I guess my question is whether every missionary that has gone was actually sent by God? My own opinion is that, if the Lord lays it on my heart to do a work, whatever that work is (could be missions abroad, a work in my home town, etc.), he will make a way for me to go, whether it is working to support myself, connecting me with others who have a heart to support the work I've been instructed to do, etc. I don't believe there is a cut and dried answer as to how missionaries should be supported. I certainly don't feel an obligation to support anyone, unless the Lord lays that on my heart specifically, and to this point he has not. I think the systems in place right now miss the mark, as this is a very individual, personal decision on the part of an individual, and is between them and the Lord. If He has instructed, He will make a way.

Debbie said...


Not sure if your comments were addressed to me, but in case they were, I'll respond. :)

I suspect that not every person who goes somewhere as a missionary is sent by God. I don't think we ever hear much about the ones He didn't send - at least not those in the past.

The missionaries we've read about are the ones through whom God did great things.

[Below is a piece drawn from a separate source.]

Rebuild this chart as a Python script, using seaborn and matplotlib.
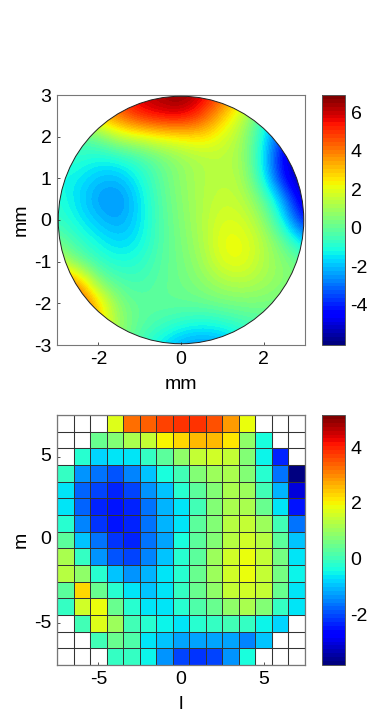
import numpy as np
import pandas as pd
import matplotlib
matplotlib.use("Agg")
import matplotlib.pyplot as plt
from matplotlib.patches import Circle
import seaborn as sns

n = np.nan
mode_l = [-7, -6, -5, -4, -3, -2, -1, 0, 1, 2, 3, 4, 5, 6, 7]
mode_m = [7, 6, 5, 4, 3, 2, 1, 0, -1, -2, -3, -4, -5, -6, -7]
coeffs = [
    [n, n, n, 1.7, 3.2, 3.35, 3.7, 3.85, 3.85, 3.5, 2.9, 1.8, n, n, n],
    [n, n, 0.4, 0.8, 1.1, 1.4, 2.0, 2.25, 2.55, 2.5, 2.15, 0.9, -0.4, n, n],
    [n, -0.2, -0.8, -0.7, -0.6, -0.1, 0.3, 0.9, 1.4, 1.6, 1.4, 0.7, -0.5, -2.3, n],
    [-0.15, -1.3, -1.7, -1.9, -1.5, -0.9, -0.4, 0.1, 0.7, 1.0, 1.1, 0.8, -0.2, -1.7, -3.7],
    [-0.6, -1.8, -2.1, -2.4, -2.1, -1.4, -0.9, -0.2, 0.3, 0.8, 1.1, 1.0, 0.0, -1.1, -3.1],
    [-0.7, -1.8, -2.3, -2.5, -2.4, -1.6, -1.1, -0.6, 0.1, 0.7, 1.2, 1.2, 0.5, -0.6, -2.5],
    [-0.2, -1.5, -2.2, -2.5, -2.3, -1.6, -1.1, -0.6, 0.3, 0.8, 1.3, 1.5, 1.0, 0.0, -1.7],
    [0.3, -1.0, -1.7, -2.2, -2.3, -1.6, -1.2, -0.4, 0.3, 0.8, 1.3, 1.6, 1.3, 0.3, -1.0],
    [1.2, -0.1, -1.3, -1.9, -2.0, -1.5, -1.0, -0.3, 0.3, 1.0, 1.6, 1.85, 1.5, 0.6, -0.7],
    [1.3, 0.9, -0.2, -1.0, -1.4, -1.1, -0.7, -0.2, 0.4, 1.0, 1.6, 1.85, 1.5, 0.6, -0.5],
    [0.3, 2.25, 0.4, -0.2, -0.7, -0.9, -0.6, -0.1, 0.4, 0.9, 1.4, 1.6, 1.4, 0.5, -0.7],
    [-0.1, 1.6, 1.9, 0.4, -0.2, -0.6, -0.6, -0.2, 0.2, 0.5, 0.9, 1.1, 0.8, -0.1, -0.6],
    [n, 0.0, 1.7, 1.0, 0.1, -0.2, -0.5, -0.6, -0.3, -0.1, 0.1, -0.1, -0.5, -0.8, n],
    [n, n, 0.0, 0.5, 0.2, -0.6, -0.9, -1.2, -1.2, -1.2, -1.2, -1.5, -0.9, n, n],
    [n, n, n, -0.1, -0.1, -0.5, -1.4, -2.1, -2.2, -2.1, -1.4, -0.4, n, n, n],
]
surface = [
    [3.0, 3.0, 3.5, 5.0, 6.0, 6.4, 6.9, 6.0, 4.5, 2.5, 1.0, -1.0, -3.0],
    [2.5, 2.5, 3.2, 4.2, 5.3, 5.7, 5.8, 4.8, 3.0, 1.5, -0.7, -3.5, -5.0],
    [-0.5, -0.3, 0.2, 1.5, 1.8, 2.2, 2.4, 2.7, 1.9, 1.0, -1.2, -4.0, -5.5],
    [-0.8, -0.8, -1.2, -1.0, -0.5, 0.2, 0.8, 1.2, 1.4, 1.0, -1.5, -5.0, -5.8],
    [-1.2, -1.4, -2.0, -2.1, -1.2, -0.1, 0.7, 1.2, 1.4, 1.2, -1.2, -4.5, -6.0],
    [-0.9, -1.6, -2.5, -2.75, -1.6, -0.2, 0.6, 1.2, 1.6, 1.4, 0.1, -2.5, -5.5],
    [-0.7, -1.3, -2.0, -2.4, -1.6, -0.3, 0.5, 1.2, 1.9, 1.8, 0.8, -1.5, -4.5],
    [0.2, -0.7, -1.3, -1.8, -1.4, -0.3, 0.4, 1.1, 2.2, 2.2, 1.3, 0.0, -2.0],
    [1.5, 0.2, -0.7, -1.1, -0.9, -0.2, 0.3, 0.9, 2.0, 2.2, 1.2, 0.6, 0.0],
    [4.8, 3.6, 0.5, -0.3, -0.5, -0.1, 0.2, 0.6, 1.1, 1.3, 1.0, 0.6, 0.2],
    [5.5, 5.2, 2.8, 0.5, -0.1, 0.0, 0.0, 0.1, 0.3, 0.4, 0.4, 0.2, -0.2],
    [5.5, 5.0, 3.0, 0.8, -0.1, -0.5, -0.9, -1.2, -1.0, -0.6, -0.3, -0.3, -0.5],
    [5.0, 4.0, 2.0, 0.5, -0.5, -1.5, -2.4, -2.6, -2.4, -1.5, -0.8, -0.8, -0.8],
]

sns.set_theme(style="white")
plt.rcParams.update({"font.family": ["Liberation Sans"], "font.size": 14,
                     "axes.unicode_minus": False, "axes.linewidth": 0.8,
                     "axes.edgecolor": "#777777", "xtick.color": "black",
                     "ytick.color": "black", "axes.labelcolor": "black",
                     "text.color": "black"})
W, H = 382, 715
jet = plt.get_cmap("jet", 64)
fig = plt.figure(figsize=(W / 100, H / 100), dpi=100, facecolor="white")

def box(x0, y0, x1, y1):
    return fig.add_axes([x0 / W, 1 - y1 / H, (x1 - x0) / W, (y1 - y0) / H])

def tick_style(ax, length=2.5):
    ax.tick_params(axis="both", which="major", direction="in", length=length, width=0.6,
                   labelsize=14, pad=4, bottom=True, left=True, color="#333333")

# top panel
ax1 = box(57, 95, 305, 345)
im = ax1.imshow(np.array(surface), extent=[-3.25, 3.25, -3.25, 3.25], origin="upper",
                cmap=jet, vmin=-6.1, vmax=6.9, interpolation="bicubic", aspect="auto")
rim = Circle((0, 0), 2.97, transform=ax1.transData, fill=False, ec="#222222", lw=0.7, zorder=3)
ax1.add_patch(rim)
im.set_clip_path(Circle((0, 0), 2.97, transform=ax1.transData))
ax1.set_xlim(-3, 3)
ax1.set_ylim(-3, 3)
ax1.set_xticks([-2, 0, 2])
ax1.set_yticks([-3, -2, -1, 0, 1, 2, 3])
ax1.set_xlabel("mm", fontsize=14, labelpad=6)
ax1.set_ylabel("mm", fontsize=14, labelpad=3)
tick_style(ax1)

cax1 = box(322, 95, 345, 345)
cb1 = fig.colorbar(im, cax=cax1)
cb1.set_ticks([-4, -2, 0, 2, 4, 6])
cb1.outline.set_edgecolor("#555555")
cb1.outline.set_linewidth(0.7)
cax1.tick_params(direction="in", length=2.5, width=0.6, labelsize=14, pad=4, left=True, right=True, color="#333333")

# bottom panel
frame = pd.DataFrame(coeffs, index=mode_m, columns=mode_l)
ax2 = box(57, 415, 305, 665)
cax2 = box(322, 415, 345, 665)
sns.heatmap(frame, ax=ax2, cbar_ax=cax2, cmap=jet, vmin=-3.8, vmax=5.15,
            linewidths=0.5, linecolor="#333333", square=False)
ax2.set_xticks(np.arange(16), minor=True)
ax2.set_yticks(np.arange(16), minor=True)
ax2.grid(which="minor", color="#8a8a8a", lw=0.8)
ax2.set_axisbelow(True)
ax2.tick_params(which="minor", length=0)
ax2.set_xticks([mode_l.index(v) + 0.5 for v in (-5, 0, 5)])
ax2.set_xticklabels(["-5", "0", "5"], rotation=0)
ax2.set_yticks([mode_m.index(v) + 0.5 for v in (5, 0, -5)])
ax2.set_yticklabels(["5", "0", "-5"], rotation=0)
ax2.set_xlabel("l", fontsize=14, labelpad=6)
ax2.set_ylabel("m", fontsize=14, labelpad=3)
tick_style(ax2)
for s in ax2.spines.values():
    s.set_visible(True)
    s.set_edgecolor("#777777")
    s.set_linewidth(0.9)
cb2 = ax2.collections[0].colorbar
cb2.set_ticks([-2, 0, 2, 4])
cb2.outline.set_visible(True)
cb2.outline.set_edgecolor("#555555")
cb2.outline.set_linewidth(0.7)
cax2.tick_params(direction="in", length=2.5, width=0.6, labelsize=14, pad=4, left=True, right=True, color="#333333")

fig.savefig("out.png", dpi=100, facecolor="white")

Some of them felt a call and went totally on their own (Bruce Olson in Bruchko, Gladys Alward). Some went through an organization (Joanne Shetler in And the Word Came With Power, Don Richardson in Peace Child, Eric Liddell). Some never asked for support (George Mueller). Some started organizations to send missionaries (William Carey). These are a few of those we've read about.

You're right, there's not a cut and dried answer for how missionaries should be funded. I think some systems miss the mark, and some are on target. Sometimes the Lord makes a way by laying it on people's hearts to support an individual, and sometimes He lays in on people's hearts to support organizations which send missionaries. Yes, He always makes a way for those He calls.

Mark said...


not necessarily addressed to anyone, just my thoughts!